Rodríguez o el auge de lo peor

La gran epidemia sectaria fue cosa de Rodríguez, a quien la historia señalará, que no se engañe, como autor de un grave atentado contra la salud democrática. Usó, sabido es, el Prestige e Irak, el Tinell y Perpiñán. Usó oscuramente el 11-M.

Antes de la ira zapaterina, la calidad democrática de nuestro sistema era notablemente superior. Puede que no lo recuerden, todos estamos afectados de inmediatez. El hecho es que convirtieron a un partido que había gobernado trece años en una red profesional de agitación, sin hacer ascos a los negocios. Su versatilidad es innegable: tan pronto se morrean con la ETA como miran de hacerse con un banco.

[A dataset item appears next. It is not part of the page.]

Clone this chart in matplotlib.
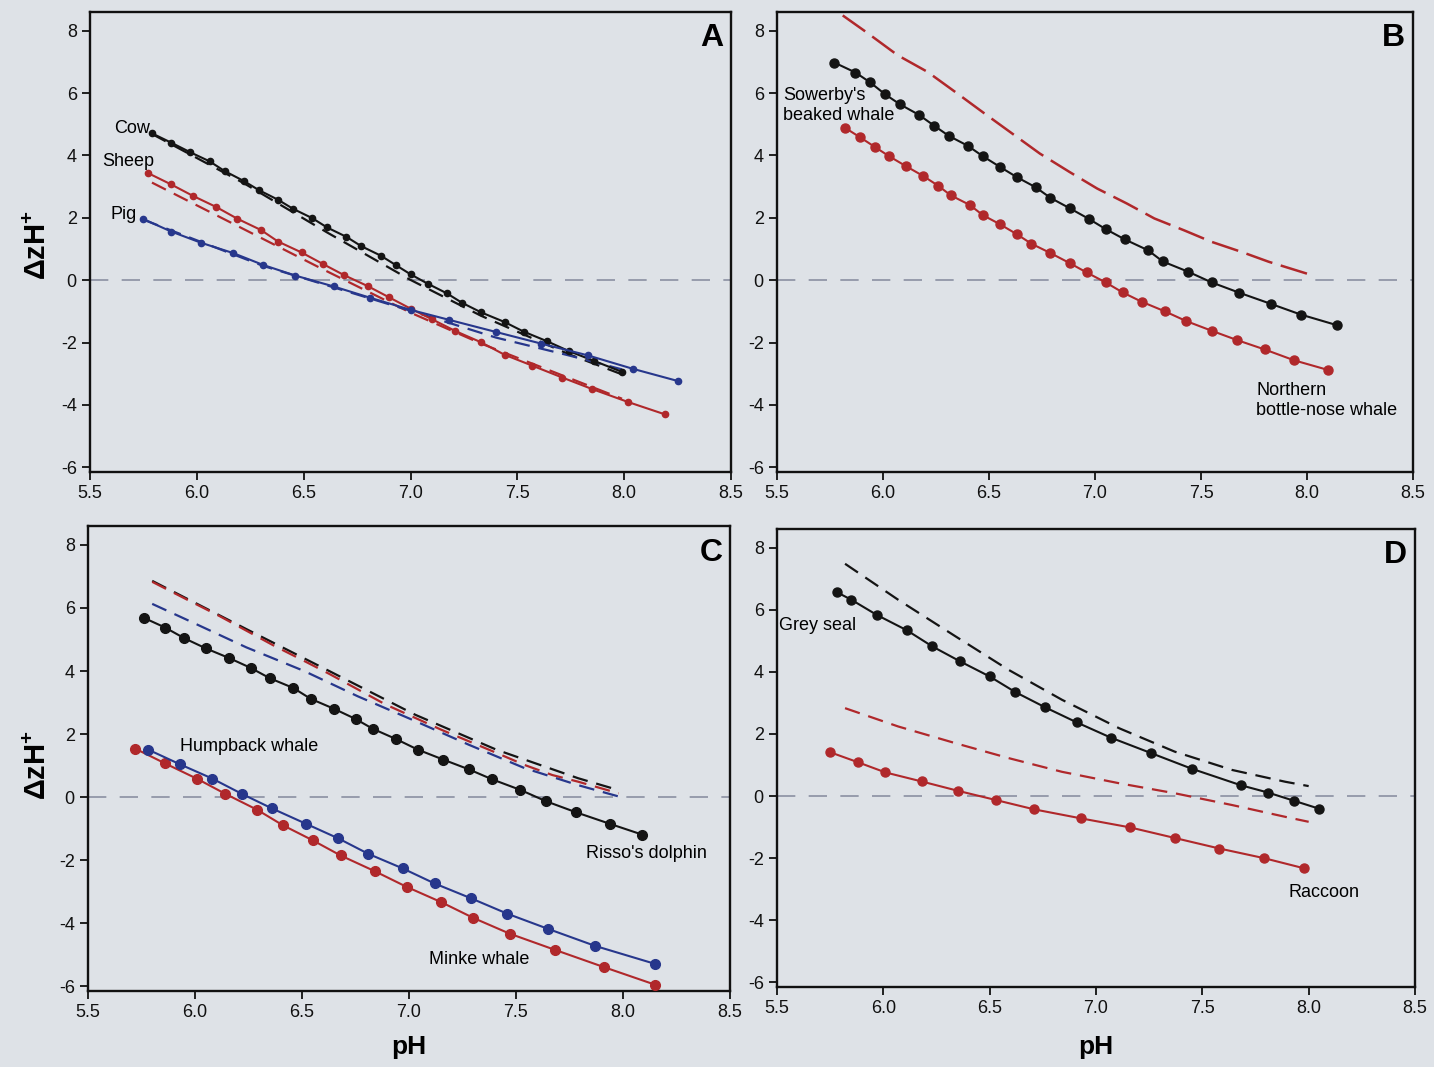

Las mutaciones que siguieron a la salida de González despertaron a familias políticas durmientes, pero la catarsis post corrupción y post crimen nunca llegó. Grupos de intereses que movieron sus fichas: en eso consistió la esperada transformación del alicaído socialismo español de final del siglo XX. Recordará el lector el desconcierto de aquellas primarias rechazadas por Prisa, con el súbito ascenso y más súbita caída de Borrell; o la etapa Almunia, aquel líder investido de fracaso; o el modo en que Rodríguez, dañina nulidad, aprovechó el horror al vacío y puso en juego su absoluta falta de realismo acerca de sus propias capacidades para alzarse a hombros de Maragall y los balbases y sacar a Bono de la pista.

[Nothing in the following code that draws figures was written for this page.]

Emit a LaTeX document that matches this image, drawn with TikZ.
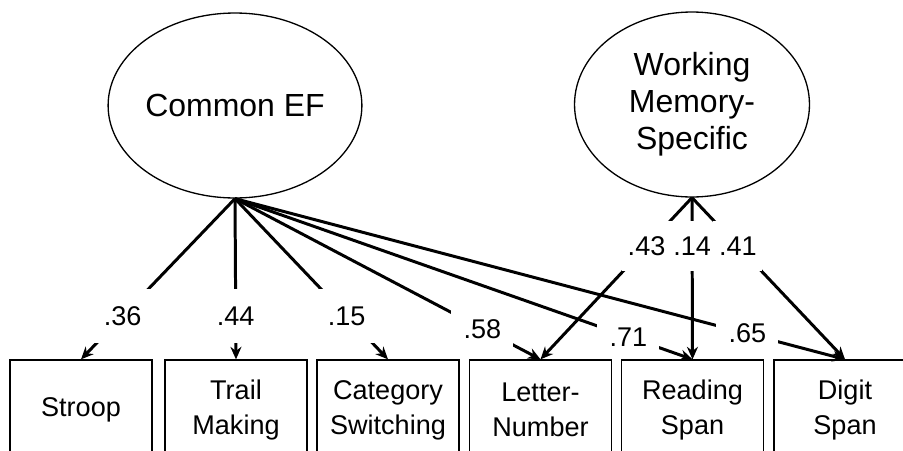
\documentclass[tikz,border=0pt]{standalone}
\usepackage{fontspec}
\setmainfont{Liberation Sans}
\usetikzlibrary{arrows.meta,shapes.geometric,backgrounds}

\begin{document}
\begin{tikzpicture}[
    x=0.02cm, y=-0.02cm,
    latent/.style={draw, ellipse, line width=0.75pt, minimum width=4.7cm, minimum height=3.7cm, inner sep=0pt, align=center, font=\fontsize{18.2pt}{21pt}\selectfont},
    measure/.style={draw, line width=0.75pt, minimum width=2.84cm, minimum height=2cm, inner sep=0pt, align=center, font=\fontsize{15.4pt}{19.9pt}\selectfont},
    load/.style={fill=white, minimum width=1.24cm, minimum height=1.08cm, inner sep=0pt, font=\fontsize{15.4pt}{18pt}\selectfont},
    wmload/.style={load, minimum width=0.98cm, minimum height=1cm},
    arr/.style={-{Stealth[length=0.25cm, width=0.22cm]}, line width=1.7pt}
]
\clip (0,0) rectangle (903,450);

\node[latent] (cef) at (235,105.5) {Common EF};
\node[latent] (wm) at (692,104.5) {Working\\Memory-\\Specific};

\node[measure] (stroop) at (81,410) {Stroop};
\node[measure] (trail) at (236,410) {Trail\\Making};
\node[measure] (cat) at (388,410) {Category\\Switching};
\node[measure] (letter) at (540.5,410) {Letter-\\Number};
\node[measure] (read) at (692.5,410) {Reading\\Span};
\node[measure] (digit) at (845,410) {Digit\\Span};

\begin{scope}[on background layer]
% common factor loadings
\draw[arr] (cef.south) -- (stroop.north) node[load, pos=0.73] {.36};
\draw[arr] (cef.south) -- (trail.north) node[load, pos=0.73] {.44};
\draw[arr] (cef.south) -- (cat.north) node[load, pos=0.73] {.15};
\draw[arr] (cef.south) -- (letter.north) node[load, pos=0.81] {.58};
\draw[arr] (cef.south) -- (read.north) node[load, pos=0.86] {.71};
\draw[arr] (cef.south) -- (digit.north) node[load, pos=0.84] {.65};

% specific factor loadings
\draw[arr] (wm.south) -- (letter.north) node[wmload, pos=0.3] {.43};
\draw[arr] (wm.south) -- (read.north) node[wmload, pos=0.3] {.14};
\draw[arr] (wm.south) -- (digit.north) node[wmload, pos=0.3] {.41};
\end{scope}
\end{tikzpicture}
\end{document}
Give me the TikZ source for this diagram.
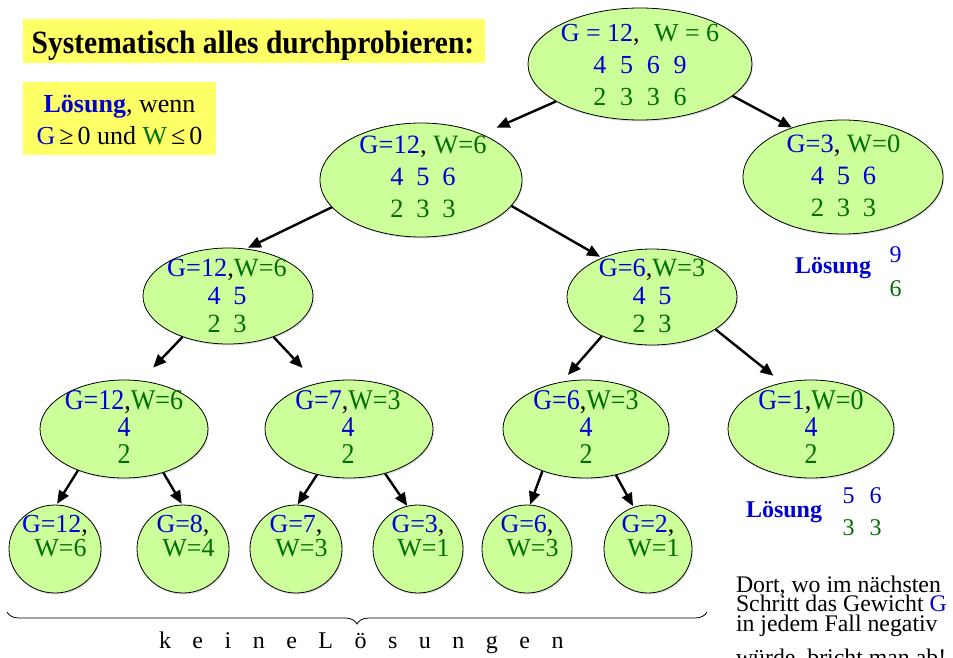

Antes de que descubriéramos el verdadero rostro de Rodríguez llegaban elecciones, las que fueran, y el PP podía desarrollar su actividad sin persecuciones, amenazas y asedios de partidos supuestamente democráticos. Estaban, claro, las conocidas zonas de excepción democrática donde la Constitución del 78 aún está por estrenar. Por cierto, no vaya a ser que fenezca sin que la caten los vascos.

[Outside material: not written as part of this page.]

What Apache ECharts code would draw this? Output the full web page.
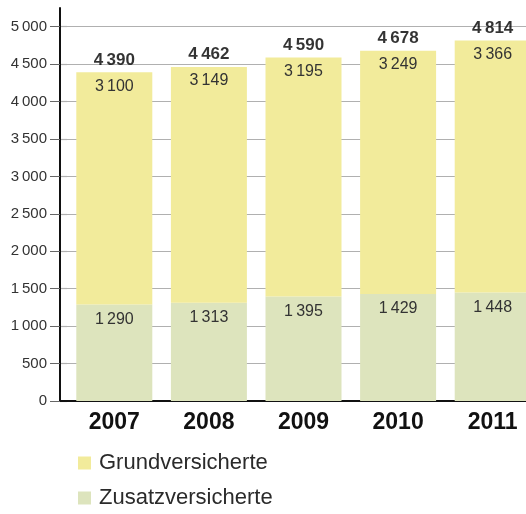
<!DOCTYPE html>
<html>
<head>
<meta charset="utf-8">
<script src="https://cdn.jsdelivr.net/npm/echarts@6/dist/echarts.min.js"></script>
<style>html,body{margin:0;padding:0;background:#fff}#c{width:526px;height:514px}</style>
</head>
<body>
<div id="c"></div>
<script>
const years = ['2007', '2008', '2009', '2010', '2011'];
const zusatz = [1290, 1313, 1395, 1429, 1448];
const grund = [3100, 3149, 3195, 3249, 3366];
const totals = [4390, 4462, 4590, 4678, 4814];
const seriesNames = ['Grundversicherte', 'Zusatzversicherte'];
const yTicks = { min: 0, max: 5000, interval: 500 };

const FONT = '"Liberation Sans", Arial, Helvetica, sans-serif';
const fmt = n => String(n).replace(/\B(?=(\d{3})+(?!\d))/g, '\u2009');
const YELLOW = '#f2eb9b';
const GREEN = '#dde4bd';

const legendBase = {
  orient: 'vertical',
  left: 78,
  padding: 0,
  icon: 'rect',
  itemWidth: 13,
  itemHeight: 13,
  textStyle: { fontFamily: FONT, fontSize: 22, color: '#2a2a2a', lineHeight: 22, padding: [0, 0, 0, 3] }
};

const chart = echarts.init(document.getElementById('c'), null, { renderer: 'canvas' });
chart.setOption({
  animation: false,
  textStyle: { fontFamily: FONT },
  grid: [
    { left: 67, width: 473, top: 26.7, bottom: 113, outerBoundsMode: 'none', containLabel: false },
    { left: 60, width: 7, top: 26.7, bottom: 113, outerBoundsMode: 'none' },
    { left: 60, width: 7, top: 8, height: 18.7, outerBoundsMode: 'none' }
  ],
  legend: [
    Object.assign({}, legendBase, { data: [seriesNames[0]], top: 452 }),
    Object.assign({}, legendBase, { data: [seriesNames[1]], top: 487 })
  ],
  xAxis: [
    {
      type: 'category', data: years, gridIndex: 0,
      axisLine: { lineStyle: { color: '#111', width: 2 } },
      axisTick: { show: false },
      axisLabel: { fontFamily: FONT, fontSize: 23, fontWeight: 'bold', color: '#111', margin: 10 }
    },
    {
      type: 'value', gridIndex: 1, min: 0, max: 1,
      axisLine: { show: true, lineStyle: { color: '#111', width: 2 } },
      axisTick: { show: false }, axisLabel: { show: false }, splitLine: { show: false }
    },
    { type: 'value', gridIndex: 2, show: false, min: 0, max: 1 }
  ],
  yAxis: [
    {
      type: 'value', gridIndex: 0, min: yTicks.min, max: yTicks.max, interval: yTicks.interval,
      offset: 7,
      axisLine: { show: true, lineStyle: { color: '#111', width: 2 } },
      axisTick: { show: true, length: 10, lineStyle: { color: '#666', width: 1 } },
      axisLabel: {
        fontFamily: FONT, fontSize: 15, color: '#333', margin: 13,
        verticalAlign: 'middle', padding: [0, 0, 7, 0],
        formatter: v => fmt(v)
      },
      splitLine: { lineStyle: { color: '#b0b0b0', width: 1.2 } }
    },
    {
      type: 'value', gridIndex: 1, min: yTicks.min, max: yTicks.max, interval: yTicks.interval,
      axisLine: { show: false }, axisTick: { show: false }, axisLabel: { show: false },
      splitLine: { lineStyle: { color: '#b0b0b0', width: 1.2 } }
    },
    {
      type: 'value', gridIndex: 2, min: 0, max: 1,
      axisLine: { show: true, lineStyle: { color: '#111', width: 2 } },
      axisTick: { show: false }, axisLabel: { show: false }, splitLine: { show: false }
    }
  ],
  series: [
    {
      name: seriesNames[1], type: 'bar', stack: 'total', data: zusatz, barWidth: 76,
      itemStyle: { color: GREEN },
      label: { show: true, position: 'insideTop', distance: 7, fontFamily: FONT, fontSize: 16, color: '#333', formatter: p => fmt(p.value) }
    },
    {
      name: seriesNames[0], type: 'bar', stack: 'total', data: grund, barWidth: 76,
      itemStyle: { color: YELLOW },
      label: { show: true, position: 'insideTop', distance: 6, fontFamily: FONT, fontSize: 16, color: '#333', formatter: p => fmt(p.value) }
    },
    {
      name: 'Total', type: 'scatter', data: totals, symbolSize: 0, silent: true,
      itemStyle: { color: '#000' },
      label: { show: true, position: 'top', distance: 4, fontFamily: FONT, fontSize: 17, fontWeight: 'bold', color: '#000', formatter: p => fmt(p.value) }
    }
  ]
});
</script>
</body>
</html>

La mayoría absoluta de Aznar y, sobre todo, el tremendo contraste de resultados en la gestión de los intereses generales imponían respeto al común de las gentes, inmunes aún en gran parte de España a la alergia. Al polen envenenado que ya esparcían por vocación y por naturaleza las flores del mal nacionalista.

La gran epidemia sectaria fue cosa de Rodríguez, a quien la historia señalará, que no se engañe, como autor de un grave atentado contra la salud democrática. Usó, sabido es, el Prestige e Irak, el Tinell y Perpiñán. Usó oscuramente el 11-M. Usó los más demagógicos resortes: de la cursilería mariprogre a las injustas cuotas; de las histéricas alarmas ambientalistas (en las que no creen los científicos libres de hipotecas) a un antiamericanismo burdo que nos alineó con Castro y el gorila rojo; de las suicidas regularizaciones masivas a la Alianza de Civilizaciones, de marchamo iraní. Usó la "memoria histórica" e identificó al PP con el franquismo, el golpismo y la derecha extrema.

Suya es la culpa si hoy no hay manera de profundizar en las materias que atañen a las elecciones autonómicas y locales. ¿Dos Españas? Sí, una que intenta hablar de gestión y otra que se divierte con los garrotazos de Bermejo.